=== BRIEF ===
Exclude the pictures and reproduce the remaining data exactly as written.

────────────────────

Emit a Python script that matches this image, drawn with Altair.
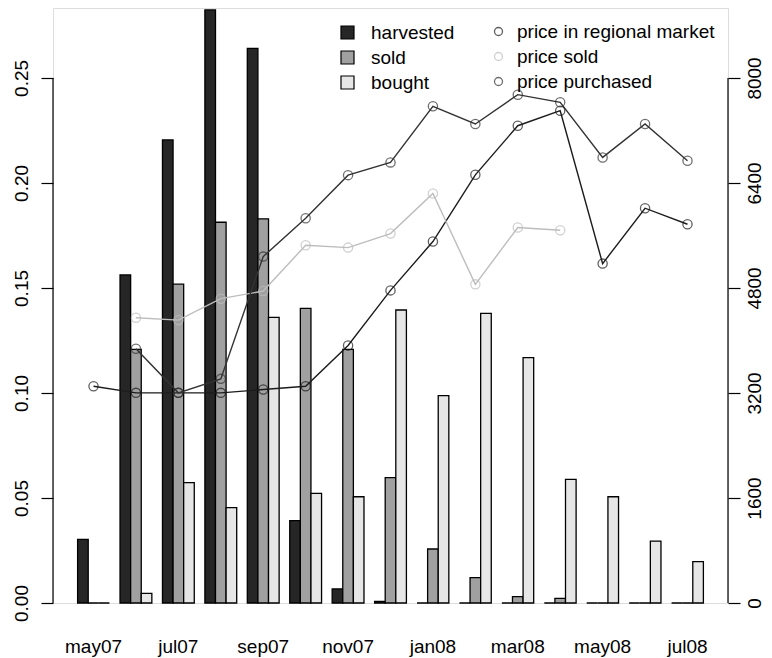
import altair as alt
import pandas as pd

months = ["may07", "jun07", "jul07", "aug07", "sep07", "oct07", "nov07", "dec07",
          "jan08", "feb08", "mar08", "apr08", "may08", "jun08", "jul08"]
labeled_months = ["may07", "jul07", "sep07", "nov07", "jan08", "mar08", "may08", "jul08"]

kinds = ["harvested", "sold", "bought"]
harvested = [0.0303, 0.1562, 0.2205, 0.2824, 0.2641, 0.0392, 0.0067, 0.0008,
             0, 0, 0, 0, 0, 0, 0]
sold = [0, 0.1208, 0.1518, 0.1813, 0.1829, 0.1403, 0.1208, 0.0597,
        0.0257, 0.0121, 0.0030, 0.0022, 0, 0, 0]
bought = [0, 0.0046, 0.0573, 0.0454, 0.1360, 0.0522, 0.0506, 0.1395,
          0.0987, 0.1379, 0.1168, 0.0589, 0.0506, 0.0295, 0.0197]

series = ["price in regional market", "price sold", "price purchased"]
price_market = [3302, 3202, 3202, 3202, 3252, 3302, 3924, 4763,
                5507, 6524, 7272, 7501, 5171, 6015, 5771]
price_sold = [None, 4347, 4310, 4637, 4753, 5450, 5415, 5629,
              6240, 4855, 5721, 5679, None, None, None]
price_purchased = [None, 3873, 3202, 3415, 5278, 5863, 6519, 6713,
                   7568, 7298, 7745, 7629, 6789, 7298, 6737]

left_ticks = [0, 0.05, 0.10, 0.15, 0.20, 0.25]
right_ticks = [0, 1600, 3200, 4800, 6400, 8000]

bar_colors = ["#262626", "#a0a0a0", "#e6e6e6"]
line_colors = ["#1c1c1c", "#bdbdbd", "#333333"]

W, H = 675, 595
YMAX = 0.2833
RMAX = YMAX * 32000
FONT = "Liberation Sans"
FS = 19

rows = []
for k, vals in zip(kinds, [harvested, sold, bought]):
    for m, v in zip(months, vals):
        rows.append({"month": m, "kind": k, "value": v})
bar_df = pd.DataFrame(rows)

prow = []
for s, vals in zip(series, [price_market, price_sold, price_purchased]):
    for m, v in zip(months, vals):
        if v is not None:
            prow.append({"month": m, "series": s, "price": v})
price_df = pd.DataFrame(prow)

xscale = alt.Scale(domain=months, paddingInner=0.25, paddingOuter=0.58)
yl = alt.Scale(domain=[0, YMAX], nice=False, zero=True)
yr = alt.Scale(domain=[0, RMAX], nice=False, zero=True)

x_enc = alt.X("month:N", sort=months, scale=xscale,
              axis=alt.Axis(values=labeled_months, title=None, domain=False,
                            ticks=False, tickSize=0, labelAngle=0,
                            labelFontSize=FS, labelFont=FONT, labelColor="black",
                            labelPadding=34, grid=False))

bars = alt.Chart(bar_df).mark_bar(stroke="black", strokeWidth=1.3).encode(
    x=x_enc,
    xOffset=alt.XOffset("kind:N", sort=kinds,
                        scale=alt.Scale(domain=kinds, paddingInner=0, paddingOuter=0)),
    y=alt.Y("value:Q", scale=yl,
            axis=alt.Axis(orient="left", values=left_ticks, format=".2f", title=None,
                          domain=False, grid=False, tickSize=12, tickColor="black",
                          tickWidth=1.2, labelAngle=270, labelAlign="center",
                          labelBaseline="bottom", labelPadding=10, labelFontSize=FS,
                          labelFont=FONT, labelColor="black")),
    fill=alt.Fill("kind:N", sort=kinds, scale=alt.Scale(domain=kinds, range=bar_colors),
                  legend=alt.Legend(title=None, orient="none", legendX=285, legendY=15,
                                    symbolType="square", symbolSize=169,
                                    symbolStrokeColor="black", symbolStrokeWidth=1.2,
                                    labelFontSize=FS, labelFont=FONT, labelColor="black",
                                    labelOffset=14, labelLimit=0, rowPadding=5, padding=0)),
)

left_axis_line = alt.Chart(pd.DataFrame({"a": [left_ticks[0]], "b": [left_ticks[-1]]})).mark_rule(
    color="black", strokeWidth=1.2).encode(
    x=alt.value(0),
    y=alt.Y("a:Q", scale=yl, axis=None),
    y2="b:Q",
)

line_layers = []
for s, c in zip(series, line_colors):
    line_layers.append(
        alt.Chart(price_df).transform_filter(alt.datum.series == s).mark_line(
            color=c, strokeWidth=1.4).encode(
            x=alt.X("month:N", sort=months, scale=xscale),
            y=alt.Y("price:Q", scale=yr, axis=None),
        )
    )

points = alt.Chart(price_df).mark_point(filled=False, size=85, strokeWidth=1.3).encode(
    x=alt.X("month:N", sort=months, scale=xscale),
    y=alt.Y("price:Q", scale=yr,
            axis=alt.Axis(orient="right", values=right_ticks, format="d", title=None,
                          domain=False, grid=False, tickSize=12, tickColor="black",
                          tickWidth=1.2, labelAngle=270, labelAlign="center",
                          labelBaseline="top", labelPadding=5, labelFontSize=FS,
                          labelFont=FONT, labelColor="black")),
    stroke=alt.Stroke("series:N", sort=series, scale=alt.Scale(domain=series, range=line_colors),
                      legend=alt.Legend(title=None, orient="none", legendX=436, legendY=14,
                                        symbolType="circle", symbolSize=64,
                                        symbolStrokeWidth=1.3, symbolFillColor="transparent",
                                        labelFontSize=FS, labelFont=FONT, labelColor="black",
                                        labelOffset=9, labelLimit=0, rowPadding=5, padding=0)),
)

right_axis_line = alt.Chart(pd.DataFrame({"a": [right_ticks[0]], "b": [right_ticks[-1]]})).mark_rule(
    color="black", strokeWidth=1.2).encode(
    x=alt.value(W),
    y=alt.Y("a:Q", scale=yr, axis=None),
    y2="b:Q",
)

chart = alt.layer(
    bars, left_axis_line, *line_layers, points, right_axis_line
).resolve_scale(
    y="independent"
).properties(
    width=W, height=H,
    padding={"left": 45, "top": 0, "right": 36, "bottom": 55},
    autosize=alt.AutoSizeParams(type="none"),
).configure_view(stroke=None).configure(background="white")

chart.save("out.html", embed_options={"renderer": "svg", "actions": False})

────────────────────

=== FULL SOLUTION ===
Emit a Python script that matches this image, drawn with Altair.
import altair as alt
import pandas as pd

months = ["may07", "jun07", "jul07", "aug07", "sep07", "oct07", "nov07", "dec07",
          "jan08", "feb08", "mar08", "apr08", "may08", "jun08", "jul08"]
labeled_months = ["may07", "jul07", "sep07", "nov07", "jan08", "mar08", "may08", "jul08"]

kinds = ["harvested", "sold", "bought"]
harvested = [0.0303, 0.1562, 0.2205, 0.2824, 0.2641, 0.0392, 0.0067, 0.0008,
             0, 0, 0, 0, 0, 0, 0]
sold = [0, 0.1208, 0.1518, 0.1813, 0.1829, 0.1403, 0.1208, 0.0597,
        0.0257, 0.0121, 0.0030, 0.0022, 0, 0, 0]
bought = [0, 0.0046, 0.0573, 0.0454, 0.1360, 0.0522, 0.0506, 0.1395,
          0.0987, 0.1379, 0.1168, 0.0589, 0.0506, 0.0295, 0.0197]

series = ["price in regional market", "price sold", "price purchased"]
price_market = [3302, 3202, 3202, 3202, 3252, 3302, 3924, 4763,
                5507, 6524, 7272, 7501, 5171, 6015, 5771]
price_sold = [None, 4347, 4310, 4637, 4753, 5450, 5415, 5629,
              6240, 4855, 5721, 5679, None, None, None]
price_purchased = [None, 3873, 3202, 3415, 5278, 5863, 6519, 6713,
                   7568, 7298, 7745, 7629, 6789, 7298, 6737]

left_ticks = [0, 0.05, 0.10, 0.15, 0.20, 0.25]
right_ticks = [0, 1600, 3200, 4800, 6400, 8000]

bar_colors = ["#262626", "#a0a0a0", "#e6e6e6"]
line_colors = ["#1c1c1c", "#bdbdbd", "#333333"]

W, H = 675, 595
YMAX = 0.2833
RMAX = YMAX * 32000
FONT = "Liberation Sans"
FS = 19

rows = []
for k, vals in zip(kinds, [harvested, sold, bought]):
    for m, v in zip(months, vals):
        rows.append({"month": m, "kind": k, "value": v})
bar_df = pd.DataFrame(rows)

prow = []
for s, vals in zip(series, [price_market, price_sold, price_purchased]):
    for m, v in zip(months, vals):
        if v is not None:
            prow.append({"month": m, "series": s, "price": v})
price_df = pd.DataFrame(prow)

xscale = alt.Scale(domain=months, paddingInner=0.25, paddingOuter=0.58)
yl = alt.Scale(domain=[0, YMAX], nice=False, zero=True)
yr = alt.Scale(domain=[0, RMAX], nice=False, zero=True)

x_enc = alt.X("month:N", sort=months, scale=xscale,
              axis=alt.Axis(values=labeled_months, title=None, domain=False,
                            ticks=False, tickSize=0, labelAngle=0,
                            labelFontSize=FS, labelFont=FONT, labelColor="black",
                            labelPadding=34, grid=False))

bars = alt.Chart(bar_df).mark_bar(stroke="black", strokeWidth=1.3).encode(
    x=x_enc,
    xOffset=alt.XOffset("kind:N", sort=kinds,
                        scale=alt.Scale(domain=kinds, paddingInner=0, paddingOuter=0)),
    y=alt.Y("value:Q", scale=yl,
            axis=alt.Axis(orient="left", values=left_ticks, format=".2f", title=None,
                          domain=False, grid=False, tickSize=12, tickColor="black",
                          tickWidth=1.2, labelAngle=270, labelAlign="center",
                          labelBaseline="bottom", labelPadding=10, labelFontSize=FS,
                          labelFont=FONT, labelColor="black")),
    fill=alt.Fill("kind:N", sort=kinds, scale=alt.Scale(domain=kinds, range=bar_colors),
                  legend=alt.Legend(title=None, orient="none", legendX=285, legendY=15,
                                    symbolType="square", symbolSize=169,
                                    symbolStrokeColor="black", symbolStrokeWidth=1.2,
                                    labelFontSize=FS, labelFont=FONT, labelColor="black",
                                    labelOffset=14, labelLimit=0, rowPadding=5, padding=0)),
)

left_axis_line = alt.Chart(pd.DataFrame({"a": [left_ticks[0]], "b": [left_ticks[-1]]})).mark_rule(
    color="black", strokeWidth=1.2).encode(
    x=alt.value(0),
    y=alt.Y("a:Q", scale=yl, axis=None),
    y2="b:Q",
)

line_layers = []
for s, c in zip(series, line_colors):
    line_layers.append(
        alt.Chart(price_df).transform_filter(alt.datum.series == s).mark_line(
            color=c, strokeWidth=1.4).encode(
            x=alt.X("month:N", sort=months, scale=xscale),
            y=alt.Y("price:Q", scale=yr, axis=None),
        )
    )

points = alt.Chart(price_df).mark_point(filled=False, size=85, strokeWidth=1.3).encode(
    x=alt.X("month:N", sort=months, scale=xscale),
    y=alt.Y("price:Q", scale=yr,
            axis=alt.Axis(orient="right", values=right_ticks, format="d", title=None,
                          domain=False, grid=False, tickSize=12, tickColor="black",
                          tickWidth=1.2, labelAngle=270, labelAlign="center",
                          labelBaseline="top", labelPadding=5, labelFontSize=FS,
                          labelFont=FONT, labelColor="black")),
    stroke=alt.Stroke("series:N", sort=series, scale=alt.Scale(domain=series, range=line_colors),
                      legend=alt.Legend(title=None, orient="none", legendX=436, legendY=14,
                                        symbolType="circle", symbolSize=64,
                                        symbolStrokeWidth=1.3, symbolFillColor="transparent",
                                        labelFontSize=FS, labelFont=FONT, labelColor="black",
                                        labelOffset=9, labelLimit=0, rowPadding=5, padding=0)),
)

right_axis_line = alt.Chart(pd.DataFrame({"a": [right_ticks[0]], "b": [right_ticks[-1]]})).mark_rule(
    color="black", strokeWidth=1.2).encode(
    x=alt.value(W),
    y=alt.Y("a:Q", scale=yr, axis=None),
    y2="b:Q",
)

chart = alt.layer(
    bars, left_axis_line, *line_layers, points, right_axis_line
).resolve_scale(
    y="independent"
).properties(
    width=W, height=H,
    padding={"left": 45, "top": 0, "right": 36, "bottom": 55},
    autosize=alt.AutoSizeParams(type="none"),
).configure_view(stroke=None).configure(background="white")

chart.save("out.html", embed_options={"renderer": "svg", "actions": False})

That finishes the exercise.